Figure 6: Impact of freezing vs. fine-tuning the inverse-dynamics backbone, showing superior zero-shot generalization to PandaSet with a frozen backbone.
Failure analyses identify edge cases (e.g., reverse motion) as limitations, associated with rarity in post-training datasets. LA-Pose retains partial trajectory consistency due to its exposure to diverse motion patterns in large-scale unlabeled pretraining.
Figure 7: Failure case—degraded accuracy under reverse motion due to distribution gap in labeled post-training data.

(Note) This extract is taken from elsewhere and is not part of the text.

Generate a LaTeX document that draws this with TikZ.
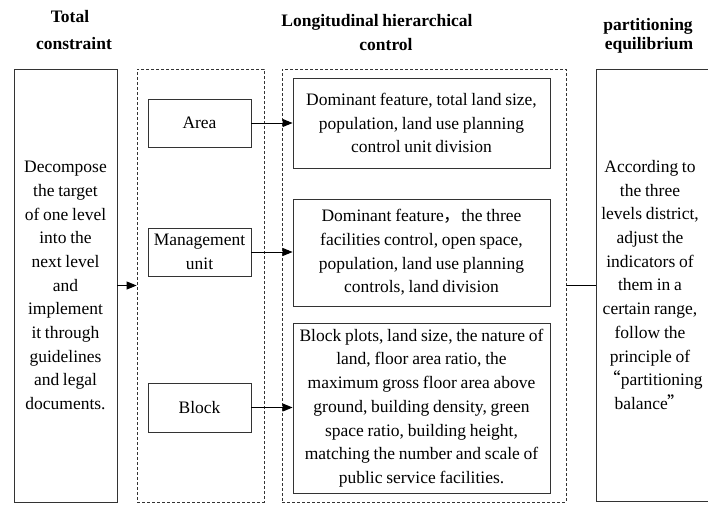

Implications and Future Directions
LA-Pose makes a substantive contribution by demonstrating that self-supervised latent action pretraining can be repurposed for efficient, scalable, and highly generalizable feed-forward camera pose estimation. The results empirically validate that large-scale video pretraining can substitute for expensive 3D supervision, lowering the data annotation barrier for internet-scale geometric perception. Practically, such frameworks could be deployed to domains with limited labeled data, including robotics, AR/VR, and embodied video analysis.
Theoretically, the latent action paradigm introduces a motion-centric bottleneck that supports abstraction and transfer, opening avenues for further research in unsupervised geometric learning, out-of-domain pose estimation, and robust 4D representation learning. Scaling up the diversity and scope of pretraining datasets will likely address edge-case limitations and foster broader applicability across varied camera configurations and environments.
Conclusion
LA-Pose establishes a unified framework for camera pose estimation based on self-supervised latent action learning and lightweight supervised fine-tuning. Extensive empirical studies affirm that latent action pretraining accomplishes state-of-the-art pose accuracy with orders of magnitude less labeled data compared to prior methods, exhibiting superior generalization and robustness to challenging temporal and spatial conditions. The approach offers a compelling blueprint for scalable geometric perception in autonomous systems and paves the way for continued exploration of self-supervised, motion-centric representation learning.